>>>

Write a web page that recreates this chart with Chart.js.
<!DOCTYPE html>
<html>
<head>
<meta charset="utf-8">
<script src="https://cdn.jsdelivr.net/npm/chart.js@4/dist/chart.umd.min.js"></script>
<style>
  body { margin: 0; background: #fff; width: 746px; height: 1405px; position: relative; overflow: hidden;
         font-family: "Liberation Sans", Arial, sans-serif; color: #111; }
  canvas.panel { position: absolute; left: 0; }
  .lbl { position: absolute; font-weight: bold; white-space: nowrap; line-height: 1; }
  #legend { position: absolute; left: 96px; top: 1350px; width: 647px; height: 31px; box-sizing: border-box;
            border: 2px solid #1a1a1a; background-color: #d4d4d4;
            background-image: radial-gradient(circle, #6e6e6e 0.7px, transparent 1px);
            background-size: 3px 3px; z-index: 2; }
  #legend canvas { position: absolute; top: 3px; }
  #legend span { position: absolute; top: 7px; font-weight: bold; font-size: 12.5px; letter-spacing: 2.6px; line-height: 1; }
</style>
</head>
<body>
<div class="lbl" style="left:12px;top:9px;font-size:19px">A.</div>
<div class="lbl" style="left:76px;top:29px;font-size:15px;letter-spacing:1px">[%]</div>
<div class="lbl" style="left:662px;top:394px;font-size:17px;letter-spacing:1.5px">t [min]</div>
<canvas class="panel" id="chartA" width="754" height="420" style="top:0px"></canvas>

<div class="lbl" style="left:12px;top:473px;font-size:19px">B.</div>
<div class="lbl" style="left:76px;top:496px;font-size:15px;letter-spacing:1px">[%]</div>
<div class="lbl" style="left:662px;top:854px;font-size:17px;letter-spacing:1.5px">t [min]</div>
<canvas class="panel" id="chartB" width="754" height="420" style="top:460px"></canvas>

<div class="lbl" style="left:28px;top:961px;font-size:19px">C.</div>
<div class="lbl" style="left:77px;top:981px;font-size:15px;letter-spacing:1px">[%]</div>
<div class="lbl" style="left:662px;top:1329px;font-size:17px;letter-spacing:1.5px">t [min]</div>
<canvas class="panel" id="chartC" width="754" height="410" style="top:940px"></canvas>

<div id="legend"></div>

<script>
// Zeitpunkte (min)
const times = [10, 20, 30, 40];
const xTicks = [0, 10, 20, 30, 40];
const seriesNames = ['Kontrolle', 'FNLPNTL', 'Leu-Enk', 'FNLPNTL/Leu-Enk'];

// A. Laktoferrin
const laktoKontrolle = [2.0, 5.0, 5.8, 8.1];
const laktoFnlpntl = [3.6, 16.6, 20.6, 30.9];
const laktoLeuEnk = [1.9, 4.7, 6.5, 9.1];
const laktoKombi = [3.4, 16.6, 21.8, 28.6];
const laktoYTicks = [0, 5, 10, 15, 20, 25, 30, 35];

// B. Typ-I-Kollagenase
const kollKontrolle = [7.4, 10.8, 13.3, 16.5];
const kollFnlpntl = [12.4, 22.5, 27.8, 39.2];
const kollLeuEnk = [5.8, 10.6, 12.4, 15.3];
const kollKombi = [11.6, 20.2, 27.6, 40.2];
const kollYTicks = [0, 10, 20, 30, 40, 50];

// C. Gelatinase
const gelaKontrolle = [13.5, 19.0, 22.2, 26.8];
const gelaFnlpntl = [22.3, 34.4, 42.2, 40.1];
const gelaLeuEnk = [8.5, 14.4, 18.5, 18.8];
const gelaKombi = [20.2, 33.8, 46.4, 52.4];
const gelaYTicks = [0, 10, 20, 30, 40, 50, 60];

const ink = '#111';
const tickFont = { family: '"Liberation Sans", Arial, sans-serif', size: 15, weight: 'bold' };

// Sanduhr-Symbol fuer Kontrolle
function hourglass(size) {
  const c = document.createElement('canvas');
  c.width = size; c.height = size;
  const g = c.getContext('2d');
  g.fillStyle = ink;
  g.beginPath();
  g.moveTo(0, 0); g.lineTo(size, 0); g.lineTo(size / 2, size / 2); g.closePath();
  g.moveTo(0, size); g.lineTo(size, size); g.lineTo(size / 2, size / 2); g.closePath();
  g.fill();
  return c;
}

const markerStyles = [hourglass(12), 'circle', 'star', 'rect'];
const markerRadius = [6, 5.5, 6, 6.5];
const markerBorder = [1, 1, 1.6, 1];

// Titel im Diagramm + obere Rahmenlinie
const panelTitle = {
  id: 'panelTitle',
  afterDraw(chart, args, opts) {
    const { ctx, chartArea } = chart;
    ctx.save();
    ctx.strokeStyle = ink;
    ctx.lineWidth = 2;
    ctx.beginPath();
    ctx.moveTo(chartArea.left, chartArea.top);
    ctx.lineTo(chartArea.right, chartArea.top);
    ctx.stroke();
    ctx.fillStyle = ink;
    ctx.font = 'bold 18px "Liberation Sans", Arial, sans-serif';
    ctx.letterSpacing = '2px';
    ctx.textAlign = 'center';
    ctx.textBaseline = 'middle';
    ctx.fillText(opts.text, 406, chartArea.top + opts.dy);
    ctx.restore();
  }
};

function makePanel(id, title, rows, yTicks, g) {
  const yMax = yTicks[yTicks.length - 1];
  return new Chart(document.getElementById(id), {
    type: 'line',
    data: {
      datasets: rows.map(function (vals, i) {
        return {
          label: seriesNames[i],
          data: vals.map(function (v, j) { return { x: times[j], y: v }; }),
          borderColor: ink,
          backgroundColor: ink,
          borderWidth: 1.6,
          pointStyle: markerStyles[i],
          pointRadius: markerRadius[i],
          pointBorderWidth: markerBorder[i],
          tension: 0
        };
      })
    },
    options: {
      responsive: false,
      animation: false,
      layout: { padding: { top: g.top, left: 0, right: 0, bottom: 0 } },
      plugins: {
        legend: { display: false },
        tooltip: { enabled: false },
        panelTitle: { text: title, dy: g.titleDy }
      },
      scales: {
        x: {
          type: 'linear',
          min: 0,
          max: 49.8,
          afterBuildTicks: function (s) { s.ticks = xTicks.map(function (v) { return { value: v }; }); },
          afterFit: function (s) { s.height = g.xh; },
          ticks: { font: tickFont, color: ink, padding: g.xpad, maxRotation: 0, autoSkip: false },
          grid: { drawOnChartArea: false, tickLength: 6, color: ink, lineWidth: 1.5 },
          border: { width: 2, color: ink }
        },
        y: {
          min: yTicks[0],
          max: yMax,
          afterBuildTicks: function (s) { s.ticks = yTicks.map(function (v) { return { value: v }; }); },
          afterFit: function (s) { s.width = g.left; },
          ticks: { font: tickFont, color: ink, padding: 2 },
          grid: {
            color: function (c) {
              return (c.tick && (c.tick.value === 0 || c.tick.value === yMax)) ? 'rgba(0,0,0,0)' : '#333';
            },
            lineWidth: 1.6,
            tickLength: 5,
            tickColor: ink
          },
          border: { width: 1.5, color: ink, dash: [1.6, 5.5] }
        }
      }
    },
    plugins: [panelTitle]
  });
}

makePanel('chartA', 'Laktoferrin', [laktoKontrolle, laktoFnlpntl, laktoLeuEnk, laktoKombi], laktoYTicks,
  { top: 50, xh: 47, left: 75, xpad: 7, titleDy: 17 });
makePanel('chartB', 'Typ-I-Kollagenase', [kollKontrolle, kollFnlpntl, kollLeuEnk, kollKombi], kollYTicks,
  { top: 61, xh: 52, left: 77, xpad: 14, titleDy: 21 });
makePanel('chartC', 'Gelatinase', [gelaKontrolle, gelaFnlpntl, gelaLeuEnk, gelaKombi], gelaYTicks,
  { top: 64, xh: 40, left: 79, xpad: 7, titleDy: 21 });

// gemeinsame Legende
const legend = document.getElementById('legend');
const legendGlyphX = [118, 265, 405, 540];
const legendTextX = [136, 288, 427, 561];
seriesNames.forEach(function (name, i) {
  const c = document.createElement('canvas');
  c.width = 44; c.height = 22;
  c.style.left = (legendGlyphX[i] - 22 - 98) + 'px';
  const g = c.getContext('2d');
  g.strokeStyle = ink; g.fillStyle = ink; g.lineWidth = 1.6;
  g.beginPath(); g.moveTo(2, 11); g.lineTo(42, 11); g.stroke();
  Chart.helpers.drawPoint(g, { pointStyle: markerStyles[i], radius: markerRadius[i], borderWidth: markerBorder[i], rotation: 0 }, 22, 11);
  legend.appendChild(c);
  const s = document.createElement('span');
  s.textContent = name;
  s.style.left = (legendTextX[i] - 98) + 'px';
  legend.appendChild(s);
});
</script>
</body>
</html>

<<<

- _Exercise instructions_:
Everything from the first line above through the line that contains "['Kontrolle', 'FNLPNTL', 'Leu-Enk', 'FNLPNTL/Leu-Enk'];" should be duplicated exactly, please, and nothing beyond it.

- _Complete response_:
Write a web page that recreates this chart with Chart.js.
<!DOCTYPE html>
<html>
<head>
<meta charset="utf-8">
<script src="https://cdn.jsdelivr.net/npm/chart.js@4/dist/chart.umd.min.js"></script>
<style>
  body { margin: 0; background: #fff; width: 746px; height: 1405px; position: relative; overflow: hidden;
         font-family: "Liberation Sans", Arial, sans-serif; color: #111; }
  canvas.panel { position: absolute; left: 0; }
  .lbl { position: absolute; font-weight: bold; white-space: nowrap; line-height: 1; }
  #legend { position: absolute; left: 96px; top: 1350px; width: 647px; height: 31px; box-sizing: border-box;
            border: 2px solid #1a1a1a; background-color: #d4d4d4;
            background-image: radial-gradient(circle, #6e6e6e 0.7px, transparent 1px);
            background-size: 3px 3px; z-index: 2; }
  #legend canvas { position: absolute; top: 3px; }
  #legend span { position: absolute; top: 7px; font-weight: bold; font-size: 12.5px; letter-spacing: 2.6px; line-height: 1; }
</style>
</head>
<body>
<div class="lbl" style="left:12px;top:9px;font-size:19px">A.</div>
<div class="lbl" style="left:76px;top:29px;font-size:15px;letter-spacing:1px">[%]</div>
<div class="lbl" style="left:662px;top:394px;font-size:17px;letter-spacing:1.5px">t [min]</div>
<canvas class="panel" id="chartA" width="754" height="420" style="top:0px"></canvas>

<div class="lbl" style="left:12px;top:473px;font-size:19px">B.</div>
<div class="lbl" style="left:76px;top:496px;font-size:15px;letter-spacing:1px">[%]</div>
<div class="lbl" style="left:662px;top:854px;font-size:17px;letter-spacing:1.5px">t [min]</div>
<canvas class="panel" id="chartB" width="754" height="420" style="top:460px"></canvas>

<div class="lbl" style="left:28px;top:961px;font-size:19px">C.</div>
<div class="lbl" style="left:77px;top:981px;font-size:15px;letter-spacing:1px">[%]</div>
<div class="lbl" style="left:662px;top:1329px;font-size:17px;letter-spacing:1.5px">t [min]</div>
<canvas class="panel" id="chartC" width="754" height="410" style="top:940px"></canvas>

<div id="legend"></div>

<script>
// Zeitpunkte (min)
const times = [10, 20, 30, 40];
const xTicks = [0, 10, 20, 30, 40];
const seriesNames = ['Kontrolle', 'FNLPNTL', 'Leu-Enk', 'FNLPNTL/Leu-Enk'];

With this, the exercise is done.